For the past several years I have worked at the convention, but not danced – I’m so busy helping run things that I made excuses to not perform. I re-joined classes last January and decided to do the class performance at the convention. I am so grateful to my teacher for her love and support, and she reminded me before I went on stage that I am a dancer! It felt good to get back to performing, and several folks said they were glad to see me on stage again, so that was really nice.

At the after-party on Sunday, one of our guests came up and said “I saw you on stage – I recognized your hair and said ‘I know her!’ ” We laughed – most folks know me as a very visible volunteer, and don’t realize I also dance!

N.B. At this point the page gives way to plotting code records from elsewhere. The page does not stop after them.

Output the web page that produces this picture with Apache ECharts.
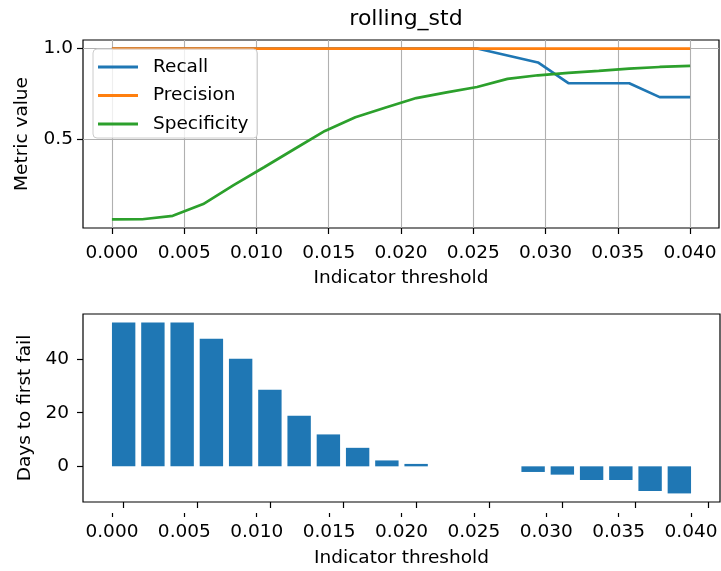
<!DOCTYPE html>
<html>
<head>
<meta charset="utf-8">
<script src="https://cdn.jsdelivr.net/npm/echarts@6/dist/echarts.min.js"></script>
<style>
html,body{margin:0;padding:0;background:#fff;}
#chart{width:721px;height:571px;}
</style>
</head>
<body>
<div id="chart"></div>
<script>
// ---- data ----
const thresholds = [0, 0.002105, 0.004211, 0.006316, 0.008421, 0.010526, 0.012632, 0.014737, 0.016842, 0.018947,
  0.021053, 0.023158, 0.025263, 0.027368, 0.029474, 0.031579, 0.033684, 0.035789, 0.037895, 0.04];
const recall = [1, 1, 1, 1, 1, 1, 1, 1, 1, 1, 1, 1, 1, 0.9615, 0.923, 0.808, 0.808, 0.808, 0.731, 0.731];
const precision = [1, 1, 1, 1, 1, 1, 1, 1, 1, 1, 1, 1, 1, 1, 1, 1, 1, 1, 1, 1];
const specificity = [0.054, 0.055, 0.074, 0.139, 0.244, 0.343, 0.444, 0.544, 0.620, 0.674,
  0.726, 0.757, 0.787, 0.832, 0.852, 0.865, 0.876, 0.889, 0.898, 0.904];
const barX = [0, 0.002, 0.004, 0.006, 0.008, 0.010, 0.012, 0.014, 0.016, 0.018,
  0.020, 0.022, 0.024, 0.026, 0.028, 0.030, 0.032, 0.034, 0.036, 0.038];
const daysToFail = [53.6, 53.6, 53.6, 47.6, 40.1, 28.6, 18.9, 11.9, 6.9, 2.2,
  0.9, 0, 0, 0, -2.1, -3.1, -5.1, -5.1, -9.2, -10.1];
const xTicks = [0, 0.005, 0.01, 0.015, 0.02, 0.025, 0.03, 0.035, 0.04];
const metricTicks = [0.5, 1.0];
const dayTicks = [0, 20, 40];
const BAR_W = 0.0016;

const FONT = 'DejaVu Sans';
const FS = 18.5;
const zip = (a, b) => a.map((v, i) => [v, b[i]]);

const chart = echarts.init(document.getElementById('chart'), null, {renderer: 'canvas'});
const grid = '#b0b0b0';

const option = {
  animation: false,
  textStyle: {fontFamily: FONT},
  title: {
    text: 'rolling_std', left: 401, top: 3, textAlign: 'center',
    textStyle: {fontFamily: FONT, fontSize: 22, fontWeight: 'normal', color: '#000'}
  },
  legend: {
    orient: 'vertical', left: 93, top: 49,
    data: ['Recall', 'Precision', 'Specificity'],
    icon: 'rect', itemWidth: 40, itemHeight: 3, itemGap: 6.5,
    padding: [7, 9, 3, 5],
    backgroundColor: 'rgba(255,255,255,0.8)',
    borderColor: '#cccccc', borderWidth: 1, borderRadius: 4,
    textStyle: {fontFamily: FONT, fontSize: FS, color: '#000', lineHeight: 22, padding: [0, 0, 0, 10]}
  },
  grid: [
    {left: 83, top: 40, width: 636, height: 188, show: true, borderColor: '#000', borderWidth: 1.2, backgroundColor: 'transparent'},
    {left: 83, top: 314, width: 637, height: 188, show: true, borderColor: '#000', borderWidth: 1.2, backgroundColor: 'transparent'}
  ],
  xAxis: [
    {
      gridIndex: 0, type: 'value', min: -0.002, max: 0.042, position: 'bottom',
      axisLine: {show: false, onZero: false},
      axisTick: {show: true, length: 6, customValues: xTicks, lineStyle: {color: '#000', width: 1.2}},
      axisLabel: {customValues: xTicks, formatter: v => v.toFixed(3), fontFamily: FONT, fontSize: FS, color: '#000', margin: 16},
      splitLine: {show: true, lineStyle: {color: grid, width: 1.1}},
      name: 'Indicator threshold', nameLocation: 'middle', nameGap: 41,
      nameTextStyle: {fontFamily: FONT, fontSize: FS, color: '#000'}
    },
    {
      gridIndex: 1, type: 'value', min: -0.00278, max: 0.04078, position: 'bottom',
      axisLine: {show: false, onZero: false},
      axisTick: {show: true, length: 6, customValues: xTicks, lineStyle: {color: '#000', width: 1.2}},
      axisLabel: {show: false},
      splitLine: {show: false}
    },
    {
      gridIndex: 1, type: 'value', min: -0.002, max: 0.042, position: 'bottom', offset: 11,
      axisLine: {show: false, onZero: false},
      axisTick: {show: true, length: 4, customValues: xTicks, lineStyle: {color: '#000', width: 1.2}},
      axisLabel: {customValues: xTicks, formatter: v => v.toFixed(3), fontFamily: FONT, fontSize: FS, color: '#000', margin: 10},
      splitLine: {show: false},
      name: 'Indicator threshold', nameLocation: 'middle', nameGap: 36,
      nameTextStyle: {fontFamily: FONT, fontSize: FS, color: '#000'}
    }
  ],
  yAxis: [
    {
      gridIndex: 0, type: 'value', min: 0.0067, max: 1.0473,
      axisLine: {show: false, onZero: false},
      axisTick: {show: true, length: 6, customValues: metricTicks, lineStyle: {color: '#000', width: 1.2}},
      axisLabel: {customValues: metricTicks, formatter: v => v.toFixed(1), fontFamily: FONT, fontSize: FS, color: '#000', margin: 10},
      splitLine: {show: true, lineStyle: {color: grid, width: 1.1}},
      name: 'Metric value', nameLocation: 'middle', nameGap: 51,
      nameTextStyle: {fontFamily: FONT, fontSize: FS, color: '#000'}
    },
    {
      gridIndex: 1, type: 'value', min: -13.3, max: 56.8,
      axisLine: {show: false, onZero: false},
      axisTick: {show: true, length: 6, customValues: dayTicks, lineStyle: {color: '#000', width: 1.2}},
      axisLabel: {customValues: dayTicks, fontFamily: FONT, fontSize: FS, color: '#000', margin: 14},
      splitLine: {show: false},
      name: 'Days to first fail', nameLocation: 'middle', nameGap: 46,
      nameTextStyle: {fontFamily: FONT, fontSize: FS, color: '#000'}
    }
  ],
  series: [
    {name: 'Recall', type: 'line', xAxisIndex: 0, yAxisIndex: 0, data: zip(thresholds, recall),
      symbol: 'none', color: '#1f77b4', lineStyle: {width: 2.7, color: '#1f77b4'}},
    {name: 'Precision', type: 'line', xAxisIndex: 0, yAxisIndex: 0, data: zip(thresholds, precision),
      symbol: 'none', color: '#ff7f0e', lineStyle: {width: 2.7, color: '#ff7f0e'}},
    {name: 'Specificity', type: 'line', xAxisIndex: 0, yAxisIndex: 0, data: zip(thresholds, specificity),
      symbol: 'none', color: '#2ca02c', lineStyle: {width: 2.7, color: '#2ca02c'}},
    {
      name: 'Days', type: 'custom', xAxisIndex: 1, yAxisIndex: 1, data: zip(barX, daysToFail),
      encode: {x: 0, y: 1},
      renderItem: function (params, api) {
        const x = api.value(0), y = api.value(1);
        const p0 = api.coord([x - BAR_W / 2, y]);
        const p1 = api.coord([x + BAR_W / 2, 0]);
        return {
          type: 'rect',
          shape: {x: p0[0], y: Math.min(p0[1], p1[1]), width: p1[0] - p0[0], height: Math.abs(p1[1] - p0[1])},
          style: {fill: '#1f77b4'}
        };
      }
    }
  ]
};
chart.setOption(option);
</script>
</body>
</html>
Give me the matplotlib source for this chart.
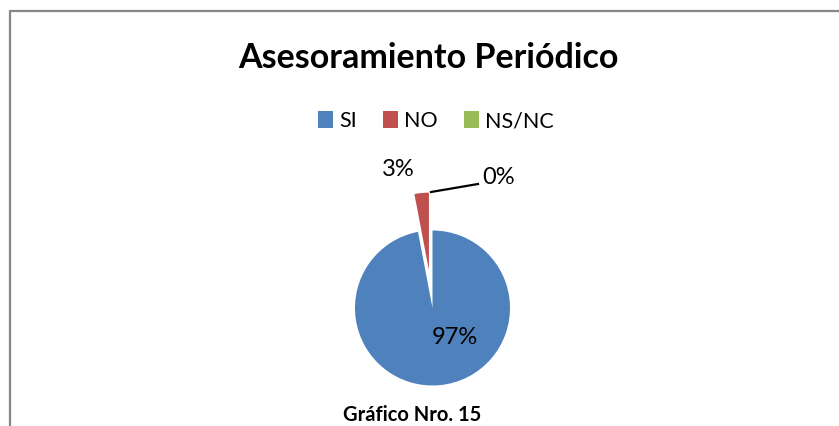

She was very complimentary about my dancing, and I really appreciated it. It wasn’t until she was leaving that my tired brain made the connection that she was one of our guest instructors, and I had just been given a complement by an internationally known, award winning dancer… 😲

So this weekend has rekindled my dance fire. I have joined a couple of online fitness challenges to help keep me motivated and active. I know I say “I’m going to exercise more” a lot and fail to follow through, but I’m going to hold on to the comments and compliments of this weekend and use them to keep me going!

Reframing My Goals

I made it to water aerobics on Tuesday and even though I knew I was going to really feel that workout, I went home with a pleasant feeling of tiredness that I really kind of enjoyed. I could tell I had exercised, but I wasn’t so tired and sore that I regretted it. It was like my muscles were saying “Oh, that’s right – THIS is what we’re meant to do!” Thanks to that and a nice hot soak in an epsom salt bath, I’m really looking forward to doing it again tomorrow!

This evening I had a massage – a self-care item that I have not been doing often enough – and it was obvious to me and to my therapist that even after just two water aerobics sessions, my muscles were less tight than they were before. I know part of that is because I’m actually using them instead of just sitting at my desk or on the couch. Or even just walking (which I’m trying to do more of, as well). And it feels good. My shoulder that had been stiff and sore feels so much better, I’m sleeping a little better, and I’m excited about the changes. I’ve already signed up for 8 classes in June.

All of this has led me to reframe my health goals. I am trying to lose weight, and have been off an on for years (haven’t we all?), and so far I have fallen short pretty much every time.

So this time I’m going to focus instead on a goal of “attending all my water aerobics classes” instead of giving in to the desire to slack off and skip one… or two… or five… or all of them. My goal is to build a twice-weekly habit of getting off my rump and getting into the pool. It’s not scary, it’s not burdensome, it’s not even that far away. It’s just making the commitment to do it.

Water Water Everywhere

Last night I couldn’t sleep (no big surprise), so I did exactly the wrong thing and started surfing on my phone. I found our local community center has water aerobics classes on Tuesdays and Thursdays, so at 11pm on Wednesday night I signed up for the Thursday class.

I almost talked myself out of it – I was too big, my swimsuit didn’t fit, I’m not in good enough shape and I’ll drop out like I did on the salsa class, I’d be making a fool of myself – but I sucked it up and went anyway. And I loved it. Most of the students were older, the teacher was about my age, and it was a workout without being so backbreaking that I wanted to quit.

I’m going back on Tuesday. And next Thursday if there is a spot available. And as many Tuesdays and Thursdays after that as I can. I intend to make this class a habit, and a stepping stone to other better habits.